# WHAT IS NEEDED:
Include the line containing "(2.01, 610), (3.64, 618), (6.85, 607)]" and all lines before it, repeated exactly from the listing below, without pictures.
+===+
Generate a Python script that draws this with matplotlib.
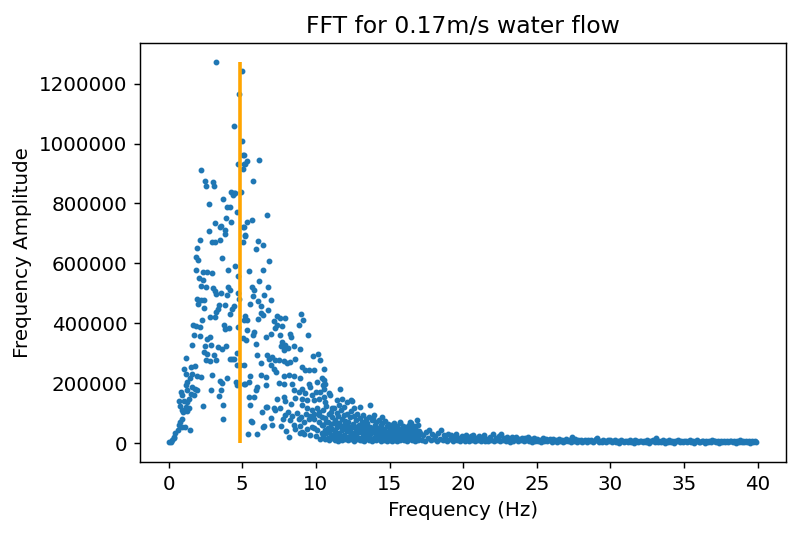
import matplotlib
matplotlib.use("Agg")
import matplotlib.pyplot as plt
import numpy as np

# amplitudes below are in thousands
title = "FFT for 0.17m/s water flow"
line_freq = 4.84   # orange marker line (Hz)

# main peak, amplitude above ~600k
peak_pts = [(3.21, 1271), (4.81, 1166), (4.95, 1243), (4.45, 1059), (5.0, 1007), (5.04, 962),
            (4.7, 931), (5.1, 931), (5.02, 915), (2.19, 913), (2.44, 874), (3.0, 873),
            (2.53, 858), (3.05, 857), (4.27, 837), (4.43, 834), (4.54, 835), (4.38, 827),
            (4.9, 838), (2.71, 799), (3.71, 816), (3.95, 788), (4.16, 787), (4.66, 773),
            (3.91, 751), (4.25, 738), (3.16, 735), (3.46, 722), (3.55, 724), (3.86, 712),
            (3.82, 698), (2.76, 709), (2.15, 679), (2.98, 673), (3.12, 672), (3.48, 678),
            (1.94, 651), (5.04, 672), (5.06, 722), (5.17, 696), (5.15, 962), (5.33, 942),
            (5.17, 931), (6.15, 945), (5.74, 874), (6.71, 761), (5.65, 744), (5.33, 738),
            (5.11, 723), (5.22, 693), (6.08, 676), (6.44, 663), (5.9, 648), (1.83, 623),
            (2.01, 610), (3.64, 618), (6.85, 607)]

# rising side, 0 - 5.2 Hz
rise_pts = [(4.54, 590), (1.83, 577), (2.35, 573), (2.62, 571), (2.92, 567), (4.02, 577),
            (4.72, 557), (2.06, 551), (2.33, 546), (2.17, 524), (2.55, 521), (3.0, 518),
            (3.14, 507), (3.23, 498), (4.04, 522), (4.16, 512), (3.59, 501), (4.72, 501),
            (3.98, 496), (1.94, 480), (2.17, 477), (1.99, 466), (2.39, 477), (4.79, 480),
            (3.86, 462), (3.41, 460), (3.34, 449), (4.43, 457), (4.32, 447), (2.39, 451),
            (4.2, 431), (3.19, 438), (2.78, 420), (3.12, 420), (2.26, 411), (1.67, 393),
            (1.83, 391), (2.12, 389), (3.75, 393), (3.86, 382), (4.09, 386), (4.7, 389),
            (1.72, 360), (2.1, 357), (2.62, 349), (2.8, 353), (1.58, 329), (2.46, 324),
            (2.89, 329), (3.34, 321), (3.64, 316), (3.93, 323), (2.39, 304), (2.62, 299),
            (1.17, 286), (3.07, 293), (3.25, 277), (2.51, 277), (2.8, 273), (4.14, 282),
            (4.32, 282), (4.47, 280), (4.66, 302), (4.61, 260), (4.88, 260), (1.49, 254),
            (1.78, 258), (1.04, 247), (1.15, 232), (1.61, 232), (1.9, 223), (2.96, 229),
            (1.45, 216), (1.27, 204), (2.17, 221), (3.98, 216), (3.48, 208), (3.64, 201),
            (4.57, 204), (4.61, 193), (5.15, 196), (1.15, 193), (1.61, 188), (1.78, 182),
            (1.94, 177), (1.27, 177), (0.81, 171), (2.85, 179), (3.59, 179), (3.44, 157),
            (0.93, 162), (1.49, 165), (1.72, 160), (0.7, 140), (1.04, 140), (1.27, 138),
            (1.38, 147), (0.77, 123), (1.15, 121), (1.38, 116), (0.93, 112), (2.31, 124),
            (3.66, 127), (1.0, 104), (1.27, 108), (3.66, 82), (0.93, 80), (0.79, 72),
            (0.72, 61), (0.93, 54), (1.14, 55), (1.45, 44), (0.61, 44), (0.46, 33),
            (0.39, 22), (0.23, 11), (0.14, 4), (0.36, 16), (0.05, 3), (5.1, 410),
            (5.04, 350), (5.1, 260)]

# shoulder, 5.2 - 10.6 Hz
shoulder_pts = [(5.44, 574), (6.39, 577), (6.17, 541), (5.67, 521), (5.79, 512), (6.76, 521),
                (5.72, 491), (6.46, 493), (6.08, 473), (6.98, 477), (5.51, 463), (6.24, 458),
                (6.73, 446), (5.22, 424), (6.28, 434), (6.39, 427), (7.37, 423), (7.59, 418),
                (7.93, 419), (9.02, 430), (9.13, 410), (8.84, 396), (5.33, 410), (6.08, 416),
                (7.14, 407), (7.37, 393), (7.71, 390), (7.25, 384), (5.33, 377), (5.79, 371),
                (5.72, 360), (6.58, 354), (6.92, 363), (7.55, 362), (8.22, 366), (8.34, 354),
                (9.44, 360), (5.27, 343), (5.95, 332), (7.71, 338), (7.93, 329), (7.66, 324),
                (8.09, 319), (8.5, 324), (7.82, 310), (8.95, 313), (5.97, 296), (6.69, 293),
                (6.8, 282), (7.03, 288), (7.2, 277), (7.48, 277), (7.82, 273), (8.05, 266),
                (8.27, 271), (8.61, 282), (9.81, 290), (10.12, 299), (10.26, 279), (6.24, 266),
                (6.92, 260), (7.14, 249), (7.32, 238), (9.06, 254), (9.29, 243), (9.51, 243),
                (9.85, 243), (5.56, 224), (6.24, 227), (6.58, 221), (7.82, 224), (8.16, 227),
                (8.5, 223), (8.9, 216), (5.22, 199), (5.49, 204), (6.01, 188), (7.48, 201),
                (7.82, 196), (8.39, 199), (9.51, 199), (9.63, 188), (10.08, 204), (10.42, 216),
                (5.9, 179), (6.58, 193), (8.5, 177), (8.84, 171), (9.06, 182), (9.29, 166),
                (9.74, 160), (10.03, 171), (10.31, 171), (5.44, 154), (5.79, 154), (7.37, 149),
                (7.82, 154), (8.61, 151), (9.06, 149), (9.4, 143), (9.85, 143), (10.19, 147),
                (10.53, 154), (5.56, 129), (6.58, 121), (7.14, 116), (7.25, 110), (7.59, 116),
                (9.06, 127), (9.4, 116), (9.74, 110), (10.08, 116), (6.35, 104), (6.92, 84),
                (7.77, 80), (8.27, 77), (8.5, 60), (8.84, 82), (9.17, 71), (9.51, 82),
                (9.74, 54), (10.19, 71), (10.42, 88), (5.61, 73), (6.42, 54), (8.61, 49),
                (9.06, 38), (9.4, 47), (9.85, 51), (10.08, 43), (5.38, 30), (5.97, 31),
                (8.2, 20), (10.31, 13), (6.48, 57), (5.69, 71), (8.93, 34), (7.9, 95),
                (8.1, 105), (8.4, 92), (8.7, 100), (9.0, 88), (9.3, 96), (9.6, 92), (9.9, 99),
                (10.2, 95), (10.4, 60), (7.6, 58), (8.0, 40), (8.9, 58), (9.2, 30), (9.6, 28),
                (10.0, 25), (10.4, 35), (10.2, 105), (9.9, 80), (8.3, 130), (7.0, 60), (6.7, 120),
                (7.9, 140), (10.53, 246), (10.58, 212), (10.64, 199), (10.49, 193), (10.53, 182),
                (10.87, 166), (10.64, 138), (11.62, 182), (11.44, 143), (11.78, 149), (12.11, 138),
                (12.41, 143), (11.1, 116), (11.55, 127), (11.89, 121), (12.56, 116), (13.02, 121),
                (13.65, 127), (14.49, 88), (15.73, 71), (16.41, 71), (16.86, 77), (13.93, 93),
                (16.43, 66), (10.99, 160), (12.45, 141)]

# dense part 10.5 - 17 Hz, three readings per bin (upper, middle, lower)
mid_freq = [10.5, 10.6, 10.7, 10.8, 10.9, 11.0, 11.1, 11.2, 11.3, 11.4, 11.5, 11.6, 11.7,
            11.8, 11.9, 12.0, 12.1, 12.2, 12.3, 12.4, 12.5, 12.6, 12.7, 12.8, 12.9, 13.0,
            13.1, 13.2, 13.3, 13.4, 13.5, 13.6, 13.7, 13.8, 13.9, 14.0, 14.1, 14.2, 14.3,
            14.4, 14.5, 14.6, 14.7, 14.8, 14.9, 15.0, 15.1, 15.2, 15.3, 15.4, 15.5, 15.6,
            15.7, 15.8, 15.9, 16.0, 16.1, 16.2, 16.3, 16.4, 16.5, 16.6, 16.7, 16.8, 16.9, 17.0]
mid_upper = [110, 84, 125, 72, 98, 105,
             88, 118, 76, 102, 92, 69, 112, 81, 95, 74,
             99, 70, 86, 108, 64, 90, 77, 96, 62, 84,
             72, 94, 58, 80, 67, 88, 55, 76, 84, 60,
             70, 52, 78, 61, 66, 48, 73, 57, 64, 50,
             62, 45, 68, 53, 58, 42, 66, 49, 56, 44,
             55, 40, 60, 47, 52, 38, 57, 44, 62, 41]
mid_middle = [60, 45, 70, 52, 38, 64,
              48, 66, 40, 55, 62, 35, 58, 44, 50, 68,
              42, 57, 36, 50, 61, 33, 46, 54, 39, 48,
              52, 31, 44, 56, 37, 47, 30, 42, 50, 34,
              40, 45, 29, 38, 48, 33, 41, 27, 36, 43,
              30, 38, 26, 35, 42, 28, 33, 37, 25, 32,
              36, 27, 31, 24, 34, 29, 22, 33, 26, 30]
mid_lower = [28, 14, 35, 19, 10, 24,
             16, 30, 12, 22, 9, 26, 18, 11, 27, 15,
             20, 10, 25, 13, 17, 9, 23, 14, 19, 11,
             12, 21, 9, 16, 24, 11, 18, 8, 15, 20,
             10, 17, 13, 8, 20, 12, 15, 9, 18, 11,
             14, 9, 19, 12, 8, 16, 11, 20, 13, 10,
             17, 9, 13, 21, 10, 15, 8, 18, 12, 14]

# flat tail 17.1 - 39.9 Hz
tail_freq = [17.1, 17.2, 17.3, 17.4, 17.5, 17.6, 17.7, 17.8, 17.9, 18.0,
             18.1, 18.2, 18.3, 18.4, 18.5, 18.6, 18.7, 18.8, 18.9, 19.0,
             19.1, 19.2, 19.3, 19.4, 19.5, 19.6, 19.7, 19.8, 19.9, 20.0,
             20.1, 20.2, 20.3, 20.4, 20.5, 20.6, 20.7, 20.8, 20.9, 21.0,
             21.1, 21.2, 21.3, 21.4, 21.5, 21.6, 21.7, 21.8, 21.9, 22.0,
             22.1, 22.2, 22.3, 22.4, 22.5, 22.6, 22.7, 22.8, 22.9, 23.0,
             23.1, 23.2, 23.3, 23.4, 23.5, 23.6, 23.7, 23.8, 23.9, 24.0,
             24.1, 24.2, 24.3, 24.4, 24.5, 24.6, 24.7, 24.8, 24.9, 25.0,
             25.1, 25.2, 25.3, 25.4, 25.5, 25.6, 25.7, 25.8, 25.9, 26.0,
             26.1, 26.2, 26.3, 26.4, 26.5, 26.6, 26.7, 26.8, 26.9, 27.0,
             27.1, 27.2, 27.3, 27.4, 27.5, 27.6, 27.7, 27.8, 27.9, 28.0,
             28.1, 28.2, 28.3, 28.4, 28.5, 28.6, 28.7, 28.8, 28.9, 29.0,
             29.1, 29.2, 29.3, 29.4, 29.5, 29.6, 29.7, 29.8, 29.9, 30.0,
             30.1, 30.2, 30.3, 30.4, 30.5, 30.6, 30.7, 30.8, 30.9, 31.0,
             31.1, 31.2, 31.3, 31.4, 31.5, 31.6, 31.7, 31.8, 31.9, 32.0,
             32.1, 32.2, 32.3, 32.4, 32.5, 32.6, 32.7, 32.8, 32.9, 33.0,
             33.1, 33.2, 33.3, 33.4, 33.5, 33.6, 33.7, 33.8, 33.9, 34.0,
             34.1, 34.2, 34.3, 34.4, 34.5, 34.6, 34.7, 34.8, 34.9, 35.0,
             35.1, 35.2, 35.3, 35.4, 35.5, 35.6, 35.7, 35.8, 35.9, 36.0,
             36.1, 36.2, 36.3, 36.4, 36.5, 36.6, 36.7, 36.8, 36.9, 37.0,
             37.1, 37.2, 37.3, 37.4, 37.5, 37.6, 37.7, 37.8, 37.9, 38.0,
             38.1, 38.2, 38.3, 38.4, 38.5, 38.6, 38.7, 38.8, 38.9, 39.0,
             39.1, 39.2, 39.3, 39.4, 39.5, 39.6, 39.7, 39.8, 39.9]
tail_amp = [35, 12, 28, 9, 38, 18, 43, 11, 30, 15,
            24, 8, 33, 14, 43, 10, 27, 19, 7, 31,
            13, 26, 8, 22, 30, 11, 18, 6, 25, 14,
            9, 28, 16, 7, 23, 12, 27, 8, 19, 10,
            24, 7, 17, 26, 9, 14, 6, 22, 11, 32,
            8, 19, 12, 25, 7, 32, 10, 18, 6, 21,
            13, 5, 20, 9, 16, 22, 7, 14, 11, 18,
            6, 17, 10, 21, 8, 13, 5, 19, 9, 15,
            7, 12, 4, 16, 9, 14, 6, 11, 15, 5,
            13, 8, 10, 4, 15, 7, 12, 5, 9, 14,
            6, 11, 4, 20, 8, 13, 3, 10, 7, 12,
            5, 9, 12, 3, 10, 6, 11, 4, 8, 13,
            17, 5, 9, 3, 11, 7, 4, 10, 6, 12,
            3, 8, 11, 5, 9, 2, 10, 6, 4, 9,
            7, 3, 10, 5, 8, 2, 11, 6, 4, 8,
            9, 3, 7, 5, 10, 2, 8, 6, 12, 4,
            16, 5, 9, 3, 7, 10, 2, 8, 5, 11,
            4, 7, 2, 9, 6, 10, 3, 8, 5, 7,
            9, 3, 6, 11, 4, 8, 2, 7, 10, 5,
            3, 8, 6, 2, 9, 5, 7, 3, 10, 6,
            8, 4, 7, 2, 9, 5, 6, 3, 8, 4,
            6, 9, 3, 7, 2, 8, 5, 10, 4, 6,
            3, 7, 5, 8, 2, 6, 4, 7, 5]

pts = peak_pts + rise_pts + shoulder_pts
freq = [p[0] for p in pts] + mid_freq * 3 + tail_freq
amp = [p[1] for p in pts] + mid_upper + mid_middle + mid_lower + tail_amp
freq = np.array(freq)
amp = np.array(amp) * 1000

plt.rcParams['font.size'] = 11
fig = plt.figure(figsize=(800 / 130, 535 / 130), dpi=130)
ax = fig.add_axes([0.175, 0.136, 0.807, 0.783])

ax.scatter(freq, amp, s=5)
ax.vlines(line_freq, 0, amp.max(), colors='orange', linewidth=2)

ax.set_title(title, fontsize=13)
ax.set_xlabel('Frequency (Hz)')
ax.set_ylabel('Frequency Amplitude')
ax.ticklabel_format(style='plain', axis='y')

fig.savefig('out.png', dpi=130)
+===+
# EXERCISE RESPONSE:
Generate a Python script that draws this with matplotlib.
import matplotlib
matplotlib.use("Agg")
import matplotlib.pyplot as plt
import numpy as np

# amplitudes below are in thousands
title = "FFT for 0.17m/s water flow"
line_freq = 4.84   # orange marker line (Hz)

# main peak, amplitude above ~600k
peak_pts = [(3.21, 1271), (4.81, 1166), (4.95, 1243), (4.45, 1059), (5.0, 1007), (5.04, 962),
            (4.7, 931), (5.1, 931), (5.02, 915), (2.19, 913), (2.44, 874), (3.0, 873),
            (2.53, 858), (3.05, 857), (4.27, 837), (4.43, 834), (4.54, 835), (4.38, 827),
            (4.9, 838), (2.71, 799), (3.71, 816), (3.95, 788), (4.16, 787), (4.66, 773),
            (3.91, 751), (4.25, 738), (3.16, 735), (3.46, 722), (3.55, 724), (3.86, 712),
            (3.82, 698), (2.76, 709), (2.15, 679), (2.98, 673), (3.12, 672), (3.48, 678),
            (1.94, 651), (5.04, 672), (5.06, 722), (5.17, 696), (5.15, 962), (5.33, 942),
            (5.17, 931), (6.15, 945), (5.74, 874), (6.71, 761), (5.65, 744), (5.33, 738),
            (5.11, 723), (5.22, 693), (6.08, 676), (6.44, 663), (5.9, 648), (1.83, 623),
            (2.01, 610), (3.64, 618), (6.85, 607)]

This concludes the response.